Should any of these things happen during a new penalty phase trial it
could be a whole new ballgame in terms of the conviction itself.

That would be the best outcome at this point. It is what Amnesty
International, in a Feb. 17, 2000 report on the case which only
merited a one-paragraph notice in the Inquirer at the time, concluded
when it called for a new trial, saying that the first one has been
"in violation of minimum international standards that govern fair
trial procedures." Clearly the Inquirer's current editorial writers
don't bother to check their paper's own morgue. If they had, they'd
have seen that back on July 16, 1995, their predecessors had
editorialized during a Post Conviction Relief Act hearing on the case
that was being held before the original trial judge Albert Sabo, that
the "whole truth" of the case may "never be found." Those same
editorial writers wrote back then that the behavior of the Judge Sabo
at the 1982 trial was "disturbing," and in the 1995 fact-finding PCRA
appeal Sabo "did not give the impression to those in the courtroom of
fair-mindedness." How one gets from there to saying his current fate
is in any way "appropriate" or "in the best interest of justice" we
cannot fathom.

If DA Williams wants to do the right thing here, but does not have
the political courage to just release Abu-Jamal on time served, given
the huge political power of the FOP, which has been unethically
lobbying for, and even bribing judges to execute him for years, he
could short-circuit all of this, as Linn Washington
wrote earlier in
ThisCantBeHappening! [3], by offering Abu-Jamal an Alford Plea deal.

Under the terms of an Alford Plea, a convicted person may continue to
claim her or his innocence, while conceding that the prosecutor
probably has the evidence to convict.
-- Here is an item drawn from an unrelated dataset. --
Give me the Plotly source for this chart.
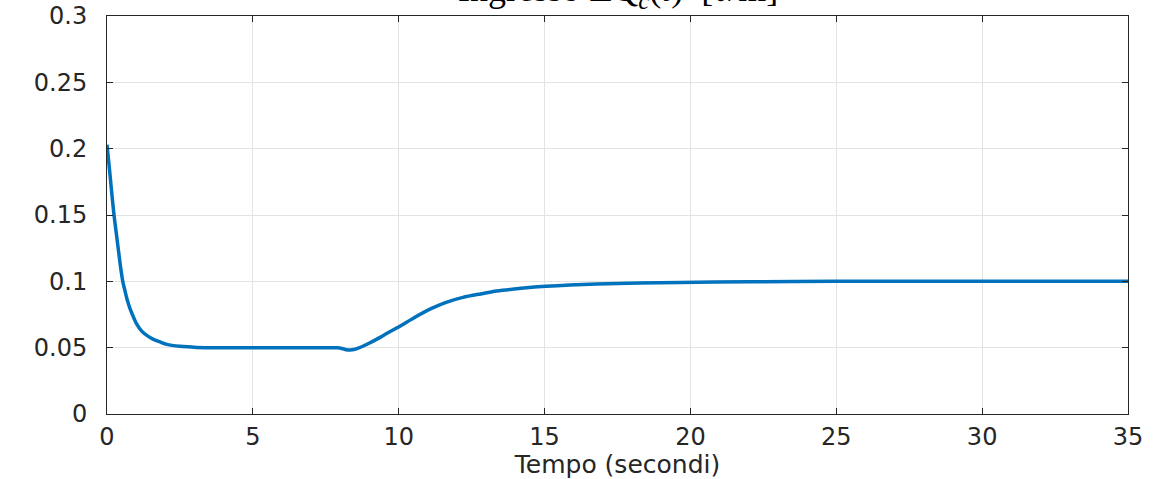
import plotly.graph_objects as go

# Data
time_s = [0, 0.05, 0.1, 0.17, 0.24, 0.32, 0.4, 0.47, 0.54, 0.62, 0.7, 0.78, 0.87, 1.0,
          1.19, 1.4, 1.59, 1.8, 2.05, 2.5, 3.07, 4.0, 5.0, 6.0, 7.0, 7.6, 7.9, 8.05, 8.2,
          8.33, 8.5, 8.73, 9.0, 9.3, 9.6, 10.04, 10.5, 11.07, 11.6, 12.2, 12.8, 13.36,
          14.2, 15.04, 16.79, 19.64, 22, 25, 30, 35]
dq_c = [0.203, 0.192, 0.181, 0.165, 0.15, 0.136, 0.122, 0.11, 0.1, 0.0925, 0.0855, 0.08,
        0.075, 0.0685, 0.0625, 0.0587, 0.0563, 0.0545, 0.0525, 0.051, 0.0502, 0.05, 0.05,
        0.05, 0.05, 0.05, 0.0499, 0.0494, 0.0485, 0.0482, 0.0488, 0.0507, 0.0535, 0.057,
        0.0608, 0.0662, 0.0722, 0.079, 0.084, 0.0879, 0.0905, 0.0927, 0.0947, 0.0962,
        0.098, 0.0992, 0.0997, 0.1, 0.1, 0.1]

x_ticks = [0, 5, 10, 15, 20, 25, 30, 35]
y_ticks = [0, 0.05, 0.1, 0.15, 0.2, 0.25, 0.3]
y_tick_labels = ["0", "0.05", "0.1", "0.15", "0.2", "0.25", "0.3"]

title_text = "Ingresso ΔQ<sub><i>c</i></sub>(<i>t</i>)  [<i>ℓ</i>/m]"
x_title = "Tempo (secondi)"

axis_color = "#262626"
grid_color = "#e3e3e3"
tick_font = dict(family="DejaVu Sans", size=24, color=axis_color)

fig = go.Figure()
fig.add_trace(go.Scatter(
    x=time_s, y=dq_c, mode="lines",
    line=dict(color="#0072BD", width=3.5, shape="spline", smoothing=0.7),
    showlegend=False,
))

fig.update_layout(
    width=1154, height=479,
    margin=dict(l=107, r=26, t=16, b=65),
    paper_bgcolor="white", plot_bgcolor="white",
    annotations=[dict(
        text=title_text, xref="paper", yref="paper", x=0.5, y=1,
        xanchor="center", yanchor="bottom", yshift=0, showarrow=False,
        font=dict(family="Liberation Serif", size=36, color="black"),
    )],
)
fig.update_xaxes(
    range=[0, 35], tickvals=x_ticks, ticktext=[str(v) for v in x_ticks],
    showline=True, mirror="ticks", linecolor=axis_color, linewidth=1,
    ticks="inside", ticklen=6, tickcolor=axis_color,
    showgrid=True, gridcolor=grid_color, gridwidth=1, zeroline=False,
    tickfont=tick_font, ticklabelstandoff=1, automargin=False,
    title=dict(text=x_title, font=dict(family="DejaVu Sans", size=25, color=axis_color), standoff=0),
)
fig.update_yaxes(
    range=[0, 0.3], tickvals=y_ticks, ticktext=y_tick_labels,
    showline=True, mirror="ticks", linecolor=axis_color, linewidth=1,
    ticks="inside", ticklen=6, tickcolor=axis_color,
    showgrid=True, gridcolor=grid_color, gridwidth=1, zeroline=False,
    tickfont=tick_font, ticklabelstandoff=14, automargin=False,
)

fig.write_html("out.html")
Upon being freed, the
individual remains a convicted murderer, but both sides can claim to
have won on some level.

It would be a messy end to a very messy case, but it would be far
more "appropriate" and would be far more "in the interest of
justice," than just throwing Abu-Jamal into Graterford Prison for
life without possibility for parole after he has already
unconstitutionally endured 30 agonizing years on death row.